- **STATED GOAL**: Lines containing the word "matplotlib" are to be located and copied.

- **DATASET SECTION**:
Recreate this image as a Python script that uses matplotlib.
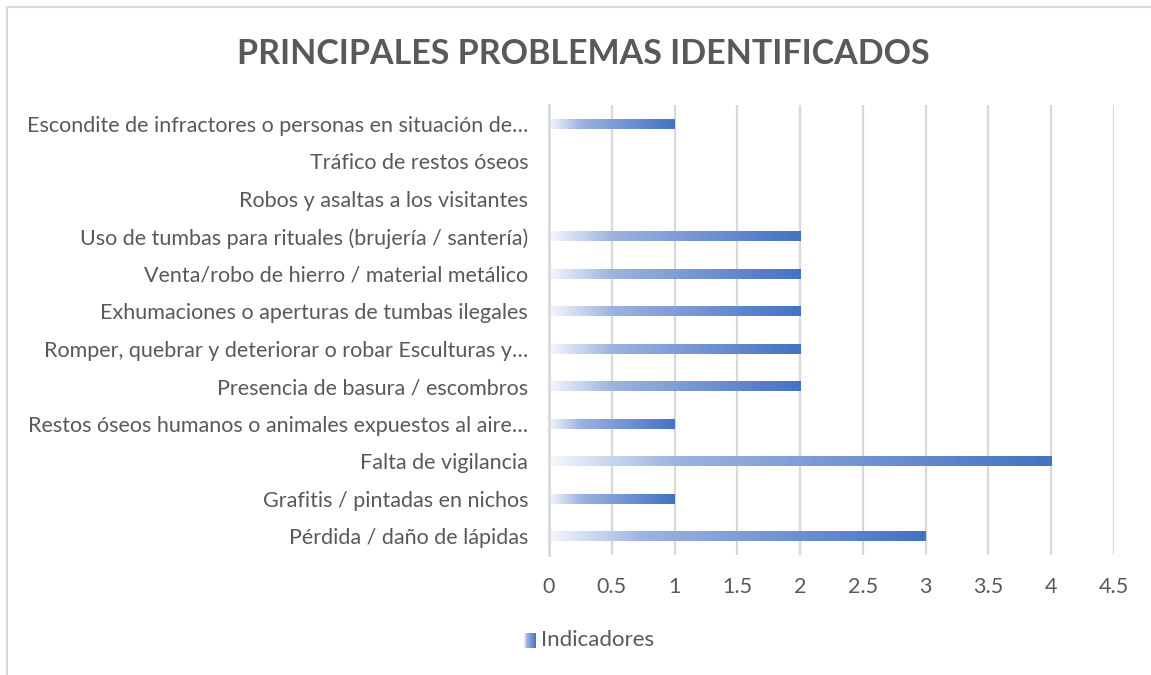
import matplotlib.pyplot as plt
import numpy as np
from matplotlib.colors import LinearSegmentedColormap
from matplotlib.patches import Rectangle

# categories from bottom to top, as they appear on the chart
problemas = [
    'Pérdida / daño de lápidas',
    'Grafitis / pintadas en nichos',
    'Falta de vigilancia',
    'Restos óseos humanos o animales expuestos al aire…',
    'Presencia de basura / escombros',
    'Romper, quebrar y deteriorar o robar Esculturas y…',
    'Exhumaciones o aperturas de tumbas ilegales',
    'Venta/robo de hierro / material metálico',
    'Uso de tumbas para rituales (brujería / santería)',
    'Robos y asaltas a los visitantes',
    'Tráfico de restos óseos',
    'Escondite de infractores o personas en situación de…',
]
indicadores = [3, 1, 4, 1, 2, 2, 2, 2, 2, 0, 0, 1]
x_ticks = [0, 0.5, 1, 1.5, 2, 2.5, 3, 3.5, 4, 4.5]

gray = '#595959'
grid_gray = '#D9D9D9'
plt.rcParams['font.family'] = ['Lato', 'DejaVu Sans']

# white -> light blue -> office blue, like the Excel gradient fill
cmap = LinearSegmentedColormap.from_list(
    'grad', [(0.0, '#F4F7FC'), (0.25, '#9DB3E0'), (1.0, '#4472C4')])
grad = np.linspace(0, 1, 256).reshape(1, -1)

fig = plt.figure(figsize=(11.51, 6.75), dpi=100)
ax = fig.add_axes([549 / 1151, 1 - 555 / 675, (1114 - 549) / 1151, 450 / 675])

y = np.arange(len(problemas))
bars = ax.barh(y, indicadores, height=0.27, color='none', zorder=3)
for b in bars:
    if b.get_width() <= 0:
        continue
    x0, y0 = b.get_x(), b.get_y()
    im = ax.imshow(grad, cmap=cmap, aspect='auto', zorder=3,
                   extent=[x0, x0 + b.get_width(), y0, y0 + b.get_height()])
    im.set_clip_path(b)

ax.set_xlim(0, 4.5)
ax.set_ylim(-0.5, len(problemas) - 0.5)
ax.set_xticks(x_ticks)
ax.set_xticklabels([f'{t:g}' for t in x_ticks])
ax.set_yticks(y)
ax.set_yticklabels(problemas)
ax.tick_params(length=0, labelsize=15.5, colors=gray)
ax.tick_params(axis='y', pad=15)
ax.tick_params(axis='x', pad=16)

ax.grid(axis='x', color=grid_gray, linewidth=1.6, zorder=0)
for s in ['top', 'right', 'bottom']:
    ax.spines[s].set_visible(False)
ax.spines['left'].set_color(grid_gray)
ax.spines['left'].set_linewidth(2)
ax.spines['left'].set_zorder(4)

fig.text(583 / 1151, 1 - 54 / 675, 'PRINCIPALES PROBLEMAS IDENTIFICADOS',
         ha='center', va='center', fontsize=24.5, fontweight='bold', color=gray)

# legend: small gradient square + label
lax = fig.add_axes([524 / 1151, 1 - 648 / 675, 12 / 1151, 15 / 675])
lax.imshow(grad, cmap=cmap, aspect='auto')
lax.axis('off')
fig.text(541 / 1151, 1 - 640 / 675, 'Indicadores', ha='left', va='center',
         fontsize=16, color=gray)

# chart border (cropped at right and bottom)
fig.patches.append(Rectangle((7 / 1151, -0.05), 1.2, 1 - 7 / 675 + 0.05,
                             transform=fig.transFigure, fill=False,
                             edgecolor=grid_gray, linewidth=1.5))

fig.savefig('out.png', dpi=100)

- **REPLY TO THE EXERCISE**:
Recreate this image as a Python script that uses matplotlib.
import matplotlib.pyplot as plt
from matplotlib.colors import LinearSegmentedColormap
from matplotlib.patches import Rectangle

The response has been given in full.